Sure, but again, what does it tell us about the properties of the material? The number of free electrons seems to be irrelevant regarding to the determination of the electrical conductivity and other quantities. I thought that this would mean a higher Fermi velocity and hence a higher electrical conductivity, but I am now reading that the closer to the BZ edges, the slower the electrons (not sure why!), and thus the lower the electrical conductivity. I am completely confused.

So I am still lightyears away from understanding the most basics things one can get out of these Fermi surfaces (which make up the cover of many solid state textbooks!).

 

[Dr_Nate]

As far as I understand, the electrical conductivity depends on the Fermi surface (I'm talking about metals, not semiconductors and others). That surface tells us about the number of electrons that are involved in electric current when a current is applied. So one can express the electrical conductivity in terms of a surface integral over the Fermi surface only. As Ziman writes in his famous Solid State Physics textbook (page 218):...

Sure, but again, what does it tell us about the properties of the material?

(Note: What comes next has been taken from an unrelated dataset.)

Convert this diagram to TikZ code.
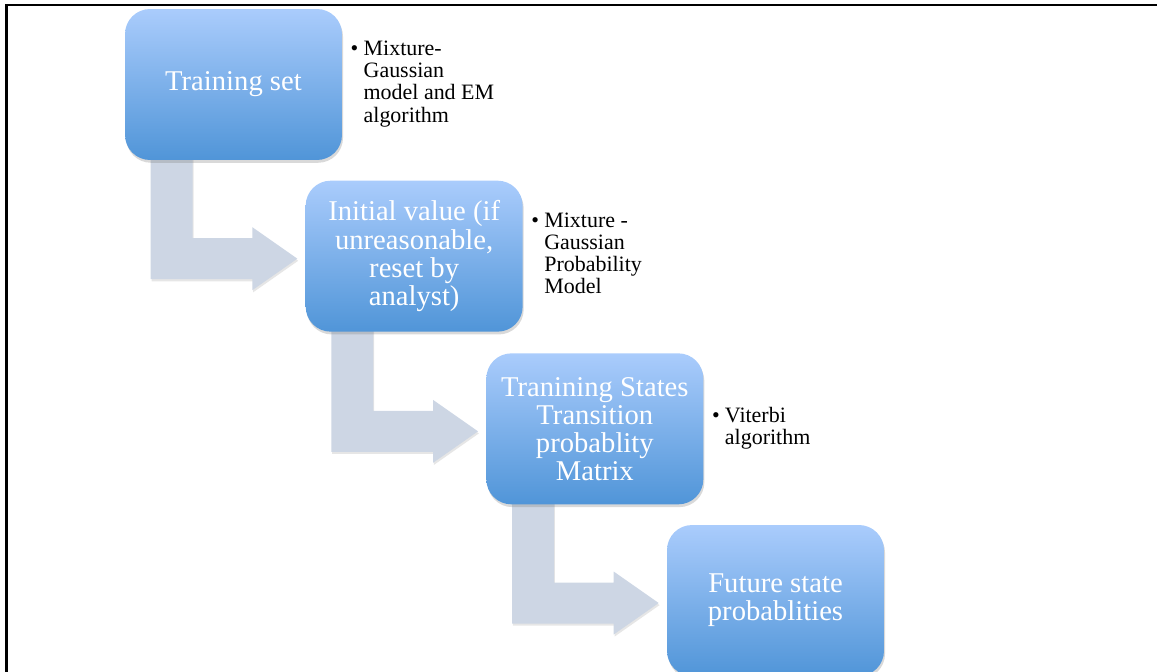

The number of free electrons seems to be irrelevant regarding to the determination of the electrical conductivity and other quantities. I thought that this would mean a higher Fermi velocity and hence a higher electrical conductivity, but I am now reading that the closer to the BZ edges, the slower the electrons (not sure why!), and thus the lower the electrical conductivity. I am completely confused.

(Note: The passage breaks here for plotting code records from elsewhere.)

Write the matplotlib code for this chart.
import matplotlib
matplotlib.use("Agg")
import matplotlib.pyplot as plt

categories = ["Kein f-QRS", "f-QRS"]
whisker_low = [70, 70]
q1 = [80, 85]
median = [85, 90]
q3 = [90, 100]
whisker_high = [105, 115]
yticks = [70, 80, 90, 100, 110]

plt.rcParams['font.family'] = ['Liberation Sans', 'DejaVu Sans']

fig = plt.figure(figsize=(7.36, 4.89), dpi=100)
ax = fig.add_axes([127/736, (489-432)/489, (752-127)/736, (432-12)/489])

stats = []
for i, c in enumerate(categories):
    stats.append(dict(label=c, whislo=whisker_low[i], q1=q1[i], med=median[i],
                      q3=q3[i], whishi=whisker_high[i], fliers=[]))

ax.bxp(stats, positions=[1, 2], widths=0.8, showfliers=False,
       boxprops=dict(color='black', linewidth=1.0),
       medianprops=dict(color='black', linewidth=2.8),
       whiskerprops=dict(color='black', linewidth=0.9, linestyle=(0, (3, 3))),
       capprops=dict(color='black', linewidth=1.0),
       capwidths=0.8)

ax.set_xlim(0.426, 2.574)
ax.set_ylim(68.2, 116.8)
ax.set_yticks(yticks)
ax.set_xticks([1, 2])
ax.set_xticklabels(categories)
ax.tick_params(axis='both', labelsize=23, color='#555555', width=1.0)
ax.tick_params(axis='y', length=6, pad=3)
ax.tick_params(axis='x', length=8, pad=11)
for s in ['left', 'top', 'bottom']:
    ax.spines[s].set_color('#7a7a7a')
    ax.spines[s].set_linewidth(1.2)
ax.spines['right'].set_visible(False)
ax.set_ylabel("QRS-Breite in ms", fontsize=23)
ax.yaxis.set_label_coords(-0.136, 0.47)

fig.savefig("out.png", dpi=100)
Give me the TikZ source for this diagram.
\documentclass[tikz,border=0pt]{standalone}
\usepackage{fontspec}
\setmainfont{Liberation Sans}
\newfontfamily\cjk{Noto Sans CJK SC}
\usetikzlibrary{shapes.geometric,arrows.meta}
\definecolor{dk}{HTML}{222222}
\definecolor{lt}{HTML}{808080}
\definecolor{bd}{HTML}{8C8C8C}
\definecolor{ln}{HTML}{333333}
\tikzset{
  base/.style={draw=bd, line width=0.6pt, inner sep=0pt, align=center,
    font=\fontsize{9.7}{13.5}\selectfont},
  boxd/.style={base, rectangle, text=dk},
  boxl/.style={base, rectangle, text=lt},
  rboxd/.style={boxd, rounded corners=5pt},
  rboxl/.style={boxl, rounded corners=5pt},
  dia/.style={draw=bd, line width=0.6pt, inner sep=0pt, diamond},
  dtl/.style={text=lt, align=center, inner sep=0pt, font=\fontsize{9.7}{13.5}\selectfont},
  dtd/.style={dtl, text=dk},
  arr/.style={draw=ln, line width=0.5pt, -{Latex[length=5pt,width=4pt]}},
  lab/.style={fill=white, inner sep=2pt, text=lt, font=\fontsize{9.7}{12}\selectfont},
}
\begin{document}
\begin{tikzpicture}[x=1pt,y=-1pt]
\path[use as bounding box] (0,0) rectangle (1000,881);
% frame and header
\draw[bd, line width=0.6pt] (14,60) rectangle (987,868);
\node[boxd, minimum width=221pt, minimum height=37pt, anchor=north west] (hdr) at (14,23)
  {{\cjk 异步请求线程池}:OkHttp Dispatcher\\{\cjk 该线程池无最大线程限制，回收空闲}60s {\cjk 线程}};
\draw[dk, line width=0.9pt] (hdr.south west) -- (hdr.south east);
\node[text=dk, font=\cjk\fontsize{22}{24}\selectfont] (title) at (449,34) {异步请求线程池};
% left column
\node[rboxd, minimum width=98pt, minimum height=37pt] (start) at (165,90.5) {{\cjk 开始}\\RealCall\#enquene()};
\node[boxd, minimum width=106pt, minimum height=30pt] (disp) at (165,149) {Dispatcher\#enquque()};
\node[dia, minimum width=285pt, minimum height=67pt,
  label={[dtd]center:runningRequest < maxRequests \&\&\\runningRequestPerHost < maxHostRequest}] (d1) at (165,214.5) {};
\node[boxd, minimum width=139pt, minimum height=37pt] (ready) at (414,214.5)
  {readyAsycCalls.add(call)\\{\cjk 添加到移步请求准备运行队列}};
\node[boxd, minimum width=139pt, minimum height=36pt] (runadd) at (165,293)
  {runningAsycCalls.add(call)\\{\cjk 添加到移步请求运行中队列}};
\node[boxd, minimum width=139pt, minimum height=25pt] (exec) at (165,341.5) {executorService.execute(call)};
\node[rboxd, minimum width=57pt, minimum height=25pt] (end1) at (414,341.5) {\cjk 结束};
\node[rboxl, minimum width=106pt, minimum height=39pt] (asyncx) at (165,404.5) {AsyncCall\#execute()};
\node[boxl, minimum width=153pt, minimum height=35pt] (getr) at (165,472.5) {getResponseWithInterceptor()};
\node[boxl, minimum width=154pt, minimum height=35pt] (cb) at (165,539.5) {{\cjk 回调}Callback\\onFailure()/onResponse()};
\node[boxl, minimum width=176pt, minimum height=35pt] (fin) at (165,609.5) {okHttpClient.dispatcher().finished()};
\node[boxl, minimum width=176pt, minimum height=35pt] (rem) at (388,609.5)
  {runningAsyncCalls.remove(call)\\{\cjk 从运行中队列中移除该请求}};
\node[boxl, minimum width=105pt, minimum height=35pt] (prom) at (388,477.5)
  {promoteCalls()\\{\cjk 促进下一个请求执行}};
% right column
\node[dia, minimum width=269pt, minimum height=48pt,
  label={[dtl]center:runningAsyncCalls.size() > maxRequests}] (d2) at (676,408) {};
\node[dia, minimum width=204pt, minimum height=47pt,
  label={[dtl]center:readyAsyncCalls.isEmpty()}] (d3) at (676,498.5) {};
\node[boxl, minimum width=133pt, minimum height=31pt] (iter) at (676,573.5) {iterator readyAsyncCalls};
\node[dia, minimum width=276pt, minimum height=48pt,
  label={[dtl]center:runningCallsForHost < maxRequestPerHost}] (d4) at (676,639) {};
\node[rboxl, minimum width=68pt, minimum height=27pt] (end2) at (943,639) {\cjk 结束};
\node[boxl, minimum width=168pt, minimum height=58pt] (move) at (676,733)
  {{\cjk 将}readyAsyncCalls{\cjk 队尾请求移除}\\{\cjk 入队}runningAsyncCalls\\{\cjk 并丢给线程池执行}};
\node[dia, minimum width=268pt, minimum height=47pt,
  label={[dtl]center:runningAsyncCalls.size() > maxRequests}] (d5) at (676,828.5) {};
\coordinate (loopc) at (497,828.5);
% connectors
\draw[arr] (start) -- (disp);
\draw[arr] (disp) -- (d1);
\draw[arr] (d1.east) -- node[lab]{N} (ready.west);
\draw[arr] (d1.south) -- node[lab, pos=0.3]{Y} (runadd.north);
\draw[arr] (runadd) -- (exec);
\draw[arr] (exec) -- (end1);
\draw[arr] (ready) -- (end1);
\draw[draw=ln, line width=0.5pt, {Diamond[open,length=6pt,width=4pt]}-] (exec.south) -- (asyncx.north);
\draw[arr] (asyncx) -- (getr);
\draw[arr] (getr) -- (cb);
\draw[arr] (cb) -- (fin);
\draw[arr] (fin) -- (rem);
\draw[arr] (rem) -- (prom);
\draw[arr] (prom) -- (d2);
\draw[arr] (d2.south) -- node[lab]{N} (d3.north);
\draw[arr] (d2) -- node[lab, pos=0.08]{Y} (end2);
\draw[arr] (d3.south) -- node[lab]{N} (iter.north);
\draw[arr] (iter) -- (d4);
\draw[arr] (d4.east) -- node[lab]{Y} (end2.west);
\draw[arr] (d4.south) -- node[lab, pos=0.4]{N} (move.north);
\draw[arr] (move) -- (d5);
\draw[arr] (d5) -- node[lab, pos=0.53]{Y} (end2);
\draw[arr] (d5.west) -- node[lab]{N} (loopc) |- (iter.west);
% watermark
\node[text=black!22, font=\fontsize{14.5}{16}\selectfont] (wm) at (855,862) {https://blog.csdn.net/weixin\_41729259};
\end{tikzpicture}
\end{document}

The conductivity depends on the density of electrons at the Fermi surface. It doesn't depend on what a chemist would call the valence electrons which I think is what you mean by free electrons.

The velocity of the electrons are different at different points on a Fermi surface. You can't know what these velocities are by the FS alone. You need the electronic band structure. The velocity of an electron up to a constant factor is determined by the slope of the band structure.

You should be really be looking at Fermi surfaces and electronic band structures together to get a fuller picture.